Back to the Future (CBS) 1991-1992

The Back to the Future trilogy of films are classic in terms of adventure, storytelling, humor and special effects. The short-lived animated series tried to expand on the end of Back to the Future III by having Doc Brown living in the present with his wife Clara and his two sons Jules and Verne. Rather than learning the lesson about the dangers of time travel, Doc used the time machine to teach his sons lessons about history. It was an interesting enough premise, but the animation wasn’t that good and the plots were forgettable. the only standouts were Doc performing an experiment at the end of the episode and Thomas F. Wilson reprising the voice of Biff Tannen from the films.

Rambo: The Force of Freedom (Syndication) 1986

Someone, in their infinite wisdom, thought it was a good idea to make an animated series about a Vietnam Vet suffering PTSD while rejecting both the military and his country to live alone. Someone decided to take a character who barely spoke and not only make him relatively shirtless in every scenario, but also to give him an animated series where his signature knife is never used. In the age of G.I. Joe, kids wanted shows about heroes, but I guarantee most of them hadn’t even seen First Blood or Rambo II before this series came out on Saturday Morning.

Conan the Adventurer (Fox) 1992-1993

On paper, an animated series about Conan the Barbarian should have worked. Masters of the Universe was based on many elements of the Robert E Howard Conan stories from 1932 forward and there were no new episodes of He-Man on the horizon. The problem was that the last Conan movie Conan the Destroyer bowed almost ten years before this series came out. There was no interest in either Conan as a character or this particular genre of animated series/ toy line. Most toys were looking towards the future and not many kids at that time were interested in this type of fantasy style storytelling. That and it was just cheesy.

RoboCop (ABC) 1988

This one just can’t be justified by anyone. The original Paul Verheoven film is a classic and a perfect example of 80’s action movie sensibility and ultra-violence. There are scenes in the original film that still make me cringe (Murphy getting his hand shot off) and there was a level of violence in that film and its sequel that you’d be hard pressed to see even in today’s action films.

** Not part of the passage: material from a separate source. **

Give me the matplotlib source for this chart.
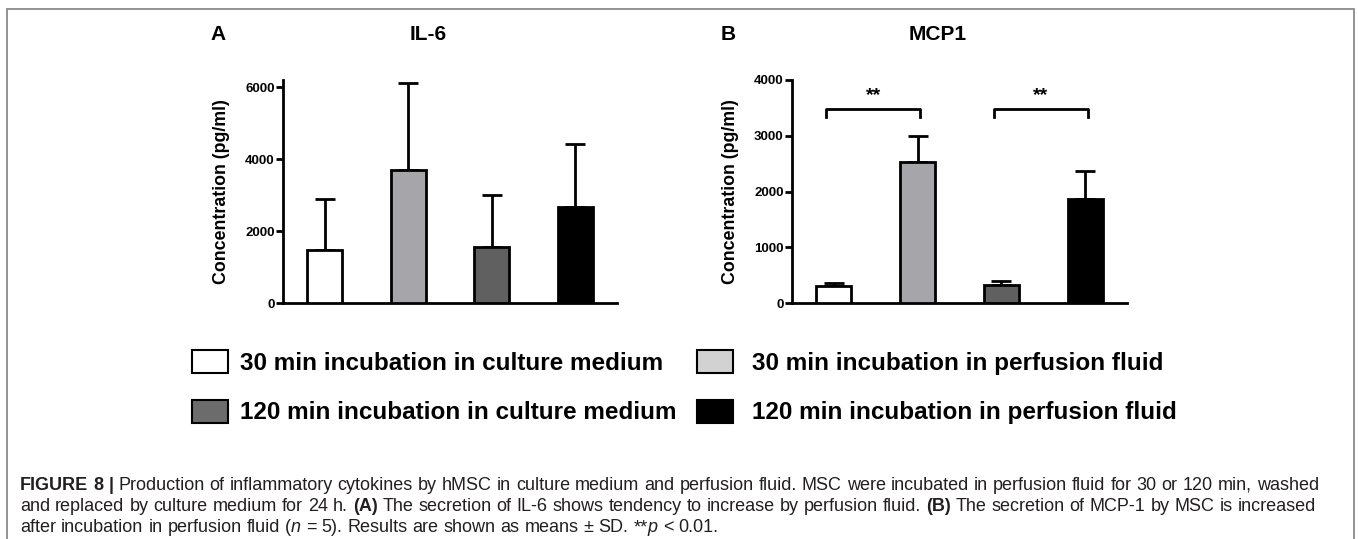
import matplotlib
matplotlib.use("Agg")
import matplotlib.pyplot as plt
from matplotlib.patches import Rectangle

plt.rcParams['font.family'] = ['Liberation Sans', 'DejaVu Sans']

# data
groups = ["30 min culture medium", "30 min perfusion fluid",
          "120 min culture medium", "120 min perfusion fluid"]
il6_mean = [1480, 3700, 1550, 2680]
il6_sd = [1400, 2430, 1450, 1750]
mcp1_mean = [300, 2530, 320, 1870]
mcp1_sd = [50, 470, 80, 490]
il6_ticks = [0, 2000, 4000, 6000]
mcp1_ticks = [0, 1000, 2000, 3000, 4000]
sig_pairs = [(0, 1), (2, 3)]
sig_labels = ["**", "**"]

legend_labels = ["30 min incubation in culture medium",
                 "30 min incubation in perfusion fluid",
                 "120 min incubation in culture medium",
                 "120 min incubation in perfusion fluid"]
bar_colors = ["white", "#a6a6aa", "#606060", "black"]
legend_colors = ["white", "#d2d2d2", "#6c6c6c", "black"]

W, H = 1358, 539
fig = plt.figure(figsize=(W / 100, H / 100), dpi=100)


def fx(x):
    return x / W


def fy(y):
    return 1 - y / H


def style_axis(ax, ticks, ymax):
    x = range(len(groups))
    ax.set_xlim(-0.5, 3.5)
    ax.set_ylim(0, ymax)
    ax.set_yticks(ticks)
    ax.set_yticklabels([str(t) for t in ticks], fontsize=9.5, fontweight="bold")
    ax.set_xticks([])
    for s in ["top", "right"]:
        ax.spines[s].set_visible(False)
    for s in ["left", "bottom"]:
        ax.spines[s].set_linewidth(2)
    ax.tick_params(axis="y", direction="out", length=5, width=2, pad=1)
    ax.set_ylabel("Concentration (pg/ml)", fontsize=12.8, fontweight="bold", labelpad=11)
    return x


# panel A
axA = fig.add_axes([fx(283), fy(303), fx(617) - fx(283), fy(80) - fy(303)])
x = style_axis(axA, il6_ticks, 6200)
axA.bar(x, il6_mean, width=0.42, color=bar_colors, edgecolor="black", linewidth=2, zorder=3)
axA.errorbar(x, il6_mean, yerr=[[0] * 4, il6_sd], fmt="none", ecolor="black",
             elinewidth=2, capsize=7, capthick=2, zorder=2)

# panel B
axB = fig.add_axes([fx(792), fy(303), fx(1127) - fx(792), fy(80) - fy(303)])
x = style_axis(axB, mcp1_ticks, 4000)
axB.bar(x, mcp1_mean, width=0.42, color=bar_colors, edgecolor="black", linewidth=2, zorder=3)
axB.errorbar(x, mcp1_mean, yerr=[[0] * 4, mcp1_sd], fmt="none", ecolor="black",
             elinewidth=2, capsize=7, capthick=2, zorder=2)
for (a, b), lab in zip(sig_pairs, sig_labels):
    x1, x2 = a - 0.09, b + 0.03
    axB.plot([x1, x1, x2, x2], [3330, 3480, 3480, 3330], color="black", lw=2)
    axB.text((x1 + x2) / 2, 3560, lab, ha="center", va="bottom", fontsize=14, fontweight="bold")

# panel labels and titles
fig.text(fx(218), fy(35), "A", fontsize=15, fontweight="bold", ha="center", va="center")
fig.text(fx(428), fy(35), "IL-6", fontsize=15, fontweight="bold", ha="center", va="center")
fig.text(fx(728), fy(35), "B", fontsize=15, fontweight="bold", ha="center", va="center")
fig.text(fx(938), fy(35), "MCP1", fontsize=15, fontweight="bold", ha="center", va="center")

# legend drawn by hand
sq_x = [192, 697]
txt_x = [240, 752]
rows = [(350, 373, 370), (400, 423, 419)]
for i, (lab, col) in enumerate(zip(legend_labels, legend_colors)):
    c, r = i % 2, i // 2
    top, bot, base = rows[r]
    fig.patches.append(Rectangle((fx(sq_x[c]), fy(bot)), fx(36), fy(top) - fy(bot),
                                 facecolor=col, edgecolor="black", lw=1.5,
                                 transform=fig.transFigure))
    fig.text(fx(txt_x[c]), fy(base), lab, fontsize=17.5, fontweight="bold",
             ha="left", va="baseline")

# grey frame around the figure
fig.patches.append(Rectangle((fx(7), -0.05), fx(1354 - 7), fy(9) + 0.05, fill=False,
                             edgecolor="#8a8a8a", lw=1.3, transform=fig.transFigure))

# caption with mixed styles, set piece by piece
caption = [
    [("FIGURE 8 |", "bold", "normal"),
     (" Production of inflammatory cytokines by hMSC in culture medium and perfusion fluid."
      " MSC were incubated in perfusion fluid for 30 or 120 min, washed", "normal", "normal")],
    [("and replaced by culture medium for 24 h.", "normal", "normal"),
     (" (A)", "bold", "normal"),
     (" The secretion of IL-6 shows tendency to increase by perfusion fluid.", "normal", "normal"),
     (" (B)", "bold", "normal"),
     (" The secretion of MCP-1 by MSC is increased", "normal", "normal")],
    [("after incubation in perfusion fluid (", "normal", "normal"),
     ("n", "normal", "italic"),
     (" = 5). Results are shown as means \u00b1 SD. **", "normal", "normal"),
     ("p", "normal", "italic"),
     (" < 0.01.", "normal", "normal")],
]
cap_base = [490, 511, 532]
cap_left = 20
cap_size = 13.0
renderer = fig.canvas.get_renderer()

# width of one space at caption size
sp = fig.text(0, 0, "a a", fontsize=cap_size).get_window_extent(renderer).width
sp -= 2 * fig.text(0, 0, "a", fontsize=cap_size).get_window_extent(renderer).width
for t in fig.texts[-2:]:
    t.remove()

for line, yb in zip(caption, cap_base):
    xpos = cap_left
    first = True
    for seg, wt, st in line:
        parts = seg.split(" ")
        for k, p in enumerate(parts):
            if k > 0 and not first:
                xpos += sp
            if p == "":
                continue
            t = fig.text(fx(xpos), fy(yb), p, fontsize=cap_size, fontweight=wt, fontstyle=st,
                         ha="left", va="baseline", color="#231f20")
            xpos += t.get_window_extent(renderer).width
            first = False

fig.savefig("out.png", dpi=100)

So of course it should be made into an animated series for kids!! You know kids want a Saturday morning cartoon about a murdered police officer in a corrupt city ruled by an oppressive global corporation.

Police Academy The Series (Syndication) 1988-1989

Take a raunchy 80’s comedy and turn it into a slapstick children’s cartoon and for good measure, add a separate group of talking dog sidekicks and you have the ill-conceived Police Academy animated series based on the 1984 classic comedy. I’m sure the producers were convinced that the kids who were not allowed to see the live action films would jump all over an animated series with none of the humor and a group of animated dog cops. They didn’t and this series faded from memory to live on in the fever dreams of its creator.

Those are a few of the clearly adult themed films that people thought would make excellent children’s entertainment. The only thing I can really think about when I watch the intros to some of these shows is how much of the budgets went to the mountains of cocaine they were sniffing.